As their proposed merger moves closer to completion, international retail conglomerates Ahold and Delhaize may have to sell off as many as 83 stores that could present an overlap issue for the Federal Trade Commission (FTC), according to a published report citing an FTC list that has not yet been made public.
The list featured in the report contained stores operated under the Food Lion, Giant Food, Hannaford, Martin’s, and Stop & Shop banners in Maryland, Massachusetts, Pennsylvania, New York, Virginia and West Virginia, and included both unionized and non-unionized locations.

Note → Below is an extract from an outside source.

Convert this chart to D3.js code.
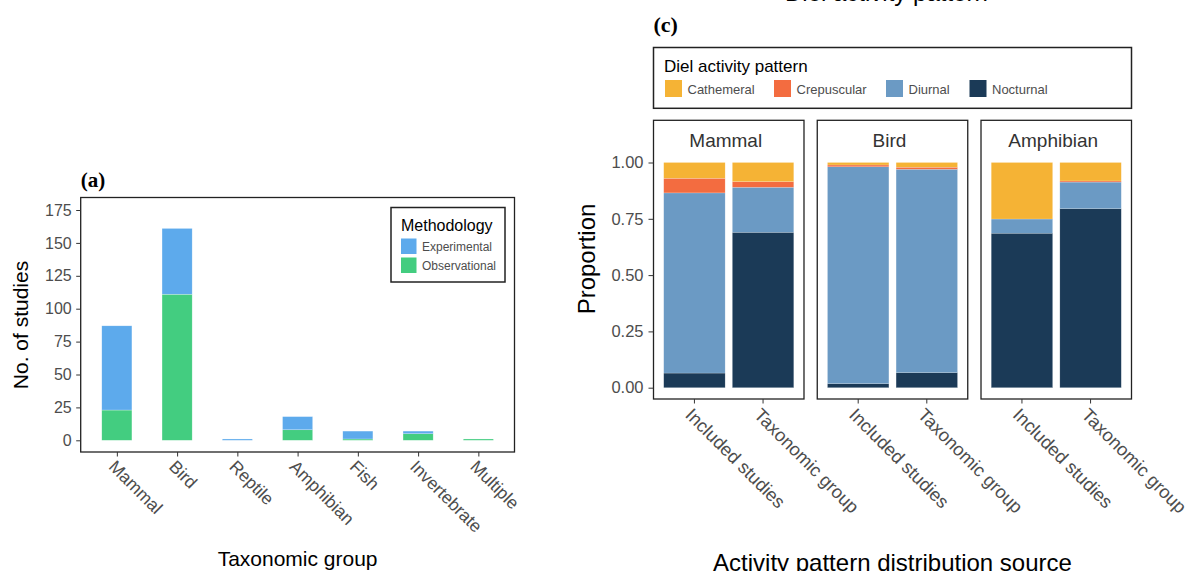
<!DOCTYPE html>
<html>
<head>
<meta charset="utf-8">
<script src="https://cdn.jsdelivr.net/npm/d3@7"></script>
<style>
  html, body { margin: 0; padding: 0; background: #fff; }
  svg { display: block; font-family: "Liberation Sans", Arial, sans-serif; }
</style>
</head>
<body>
<svg width="1191" height="571"></svg>
<script>
// ---- data: panel (a) ----
const taxa = ['Mammal', 'Bird', 'Reptile', 'Amphibian', 'Fish', 'Invertebrate', 'Multiple'];
const observational = [23, 111, 0, 8, 1, 5, 1];
const experimental = [64, 50, 1, 10, 6, 2, 0];
const countTicks = [0, 25, 50, 75, 100, 125, 150, 175];

// ---- data: panel (c) ----
const facets = ['Mammal', 'Bird', 'Amphibian'];
const sources = ['Included studies', 'Taxonomic group'];
const patterns = ['Cathemeral', 'Crepuscular', 'Diurnal', 'Nocturnal'];
// one value per facet x source, in order Mammal/Inc, Mammal/Tax, Bird/Inc, Bird/Tax, Amph/Inc, Amph/Tax
const nocturnal = [0.065, 0.69, 0.018, 0.067, 0.686, 0.795];
const diurnal = [0.80, 0.20, 0.963, 0.903, 0.063, 0.118];
const crepuscular = [0.065, 0.025, 0.008, 0.009, 0, 0.005];
const cathemeral = [0.07, 0.085, 0.011, 0.021, 0.251, 0.082];
const propTicks = [0, 0.25, 0.5, 0.75, 1];

const svg = d3.select('svg');
const tickGrey = '#4d4d4d';

// =================== panel (a) ===================
const a = { left: 80.7, right: 514.5, top: 197.5, bottom: 452 };

const xA = d3.scalePoint().domain(taxa).range([a.left, a.right]).padding(0.6);
const yA = d3.scaleLinear().domain([0, 175]).range([440.3, 210]);
const barW = xA.step() * 0.5;

const methColour = { Experimental: '#5daaec', Observational: '#43cd80' };
const rowsA = taxa.map((t, i) => ({ taxon: t, Observational: observational[i], Experimental: experimental[i] }));
const stackA = d3.stack().keys(['Observational', 'Experimental'])(rowsA);

const gA = svg.append('g').attr('class', 'panel-a');

gA.selectAll('.layer')
  .data(stackA)
  .enter().append('g')
    .attr('class', 'layer')
    .attr('fill', d => methColour[d.key])
  .selectAll('rect')
  .data(d => d)
  .enter().append('rect')
    .attr('x', d => xA(d.data.taxon) - barW / 2)
    .attr('width', barW)
    .attr('y', d => yA(d[1]))
    .attr('height', d => yA(d[0]) - yA(d[1]))
    .attr('stroke', '#fff')
    .attr('stroke-opacity', 0.5)
    .attr('stroke-width', 0.5);

gA.append('rect')
  .attr('x', a.left).attr('y', a.top)
  .attr('width', a.right - a.left).attr('height', a.bottom - a.top)
  .attr('fill', 'none').attr('stroke', '#222').attr('stroke-width', 1.3);

const yAxisA = gA.append('g')
  .attr('transform', 'translate(' + a.left + ',0)')
  .call(d3.axisLeft(yA).tickValues(countTicks).tickSize(4.5).tickPadding(4.5));
yAxisA.select('.domain').remove();
yAxisA.selectAll('line').attr('stroke', '#333');
yAxisA.selectAll('text').attr('fill', tickGrey).style('font-size', '16px');

const xAxisA = gA.append('g')
  .attr('transform', 'translate(0,' + a.bottom + ')')
  .call(d3.axisBottom(xA).tickSize(4.5).tickPadding(0));
xAxisA.select('.domain').remove();
xAxisA.selectAll('line').attr('stroke', '#333');
xAxisA.selectAll('text')
  .attr('fill', tickGrey).style('font-size', '17.5px')
  .attr('x', 0).attr('y', 0).attr('dy', '0.78em')
  .attr('text-anchor', 'start')
  .attr('transform', 'translate(0,6) rotate(45)');

gA.append('text')
  .attr('transform', 'translate(28,325) rotate(-90)')
  .attr('text-anchor', 'middle')
  .style('font-size', '21px')
  .text('No. of studies');

gA.append('text')
  .attr('x', (a.left + a.right) / 2).attr('y', 566)
  .attr('text-anchor', 'middle')
  .style('font-size', '21px')
  .text('Taxonomic group');

gA.append('text')
  .attr('x', a.left).attr('y', 187)
  .style('font-family', '"Liberation Serif", "Times New Roman", serif')
  .style('font-weight', 'bold').style('font-size', '21px')
  .text('(a)');

// legend (a)
const legA = gA.append('g').attr('transform', 'translate(391,207.5)');
legA.append('rect').attr('width', 114).attr('height', 74.5)
  .attr('fill', '#fff').attr('stroke', '#222').attr('stroke-width', 1.5);
legA.append('text').attr('x', 10).attr('y', 23).style('font-size', '16px').text('Methodology');
['Experimental', 'Observational'].forEach((k, i) => {
  const row = legA.append('g').attr('transform', 'translate(10,' + (31 + i * 19) + ')');
  row.append('rect').attr('width', 15.5).attr('height', 15.5).attr('fill', methColour[k]);
  row.append('text').attr('x', 21).attr('y', 12).attr('fill', tickGrey)
    .style('font-size', '12px').text(k);
});

// =================== panel (c) ===================
const c = { left: 653.5, right: 1131.5, top: 120.3, bottom: 399 };

const patColour = {
  Cathemeral: '#f5b335',
  Crepuscular: '#f36c40',
  Diurnal: '#6b9ac4',
  Nocturnal: '#1b3a57'
};

const facetX = d3.scaleBand().domain(facets).range([c.left, c.right]).paddingInner(0.081);
const xC = d3.scaleBand().domain(sources).range([0, facetX.bandwidth()])
  .paddingInner(0.105).paddingOuter(0.149);
const yC = d3.scaleLinear().domain([0, 1]).range([387.7, 162.5]);

const rowsC = [];
facets.forEach((f, fi) => {
  sources.forEach((s, si) => {
    const i = fi * sources.length + si;
    rowsC.push({
      facet: f, source: s,
      Nocturnal: nocturnal[i], Diurnal: diurnal[i],
      Crepuscular: crepuscular[i], Cathemeral: cathemeral[i]
    });
  });
});
const stackC = d3.stack().keys(['Nocturnal', 'Diurnal', 'Crepuscular', 'Cathemeral']);

const gC = svg.append('g').attr('class', 'panel-c');

const facet = gC.selectAll('.facet')
  .data(facets)
  .enter().append('g')
    .attr('class', 'facet')
    .attr('transform', d => 'translate(' + facetX(d) + ',0)');

facet.each(function (f) {
  const g = d3.select(this);
  const series = stackC(rowsC.filter(r => r.facet === f));

  g.selectAll('.layer')
    .data(series)
    .enter().append('g')
      .attr('class', 'layer')
      .attr('fill', d => patColour[d.key])
    .selectAll('rect')
    .data(d => d)
    .enter().append('rect')
      .attr('x', d => xC(d.data.source))
      .attr('width', xC.bandwidth())
      .attr('y', d => yC(d[1]))
      .attr('height', d => yC(d[0]) - yC(d[1]))
      .attr('stroke', '#fff')
      .attr('stroke-opacity', 0.35)
      .attr('stroke-width', 0.5);

  g.append('rect')
    .attr('x', 0).attr('y', c.top)
    .attr('width', facetX.bandwidth()).attr('height', c.bottom - c.top)
    .attr('fill', 'none').attr('stroke', '#222').attr('stroke-width', 1.3);

  g.append('text')
    .attr('x', facetX.bandwidth() / 2 - 3).attr('y', 146.5)
    .attr('text-anchor', 'middle')
    .attr('fill', '#333')
    .style('font-size', '19px')
    .text(f);

  const xAxis = g.append('g')
    .attr('transform', 'translate(0,' + c.bottom + ')')
    .call(d3.axisBottom(xC).tickSize(4.5).tickPadding(0));
  xAxis.select('.domain').remove();
  xAxis.selectAll('line').attr('stroke', '#333');
  xAxis.selectAll('text')
    .attr('fill', tickGrey).style('font-size', '18.3px')
    .attr('x', 0).attr('y', 0).attr('dy', '0.78em')
    .attr('text-anchor', 'start')
    .attr('transform', 'translate(0,7) rotate(45)');
});

const yAxisC = gC.append('g')
  .attr('transform', 'translate(' + c.left + ',0)')
  .call(d3.axisLeft(yC).tickValues(propTicks).tickFormat(d3.format('.2f')).tickSize(5).tickPadding(5));
yAxisC.select('.domain').remove();
yAxisC.selectAll('line').attr('stroke', '#333');
yAxisC.selectAll('text').attr('fill', tickGrey).style('font-size', '16.5px');

gC.append('text')
  .attr('transform', 'translate(595,259) rotate(-90)')
  .attr('text-anchor', 'middle')
  .style('font-size', '24px')
  .text('Proportion');

gC.append('text')
  .attr('x', (c.left + c.right) / 2).attr('y', 571)
  .attr('text-anchor', 'middle')
  .style('font-size', '24px')
  .text('Activity pattern distribution source');

gC.append('text')
  .attr('x', c.left).attr('y', 32)
  .style('font-family', '"Liberation Serif", "Times New Roman", serif')
  .style('font-weight', 'bold').style('font-size', '22px')
  .text('(c)');

// panel title of the plot above, cropped off at the top edge
gC.append('text')
  .attr('x', 785).attr('y', 1)
  .style('font-size', '24px')
  .text('Diel activity pattern');

// legend (c)
const legC = gC.append('g').attr('transform', 'translate(' + c.left + ',47.5)');
legC.append('rect').attr('width', c.right - c.left).attr('height', 60.8)
  .attr('fill', '#fff').attr('stroke', '#222').attr('stroke-width', 1.5);
legC.append('text').attr('x', 10.5).attr('y', 24).style('font-size', '17px').text('Diel activity pattern');
const keyX = [11.5, 120.5, 232.5, 316];
patterns.forEach((p, i) => {
  const k = legC.append('g').attr('transform', 'translate(' + keyX[i] + ',32.5)');
  k.append('rect').attr('width', 17).attr('height', 17).attr('fill', patColour[p]);
  k.append('text').attr('x', 22.5).attr('y', 13.5).attr('fill', tickGrey)
    .style('font-size', '13px').text(p);
});
</script>
</body>
</html>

“From the Belgian authorities, we expect we'll have a minor number of stores from both will have to be sold,” Ahold CEO Dick Boer told Reuters at the time of the company’s March 14 shareholders meeting, where the proposed merger was overwhelmingly approved, as was the case with Delhaize’s meeting, held the same day. "On the U.S. side, we’re still waiting in a way for their views." Boer added that he didn't believe that concessions would significantly change the shape of the merger.
When contacted by PG, Salisbury, N.C.-based Delhaize America, which operates the Food Lion and Hannford banners in the United States, responded, in part: "The merger is currently under review by relevant regulatory and competition authorities. Delhaize does not comment on pending regulatory matters or on market speculation. The merger remains on track for completion in mid-2016."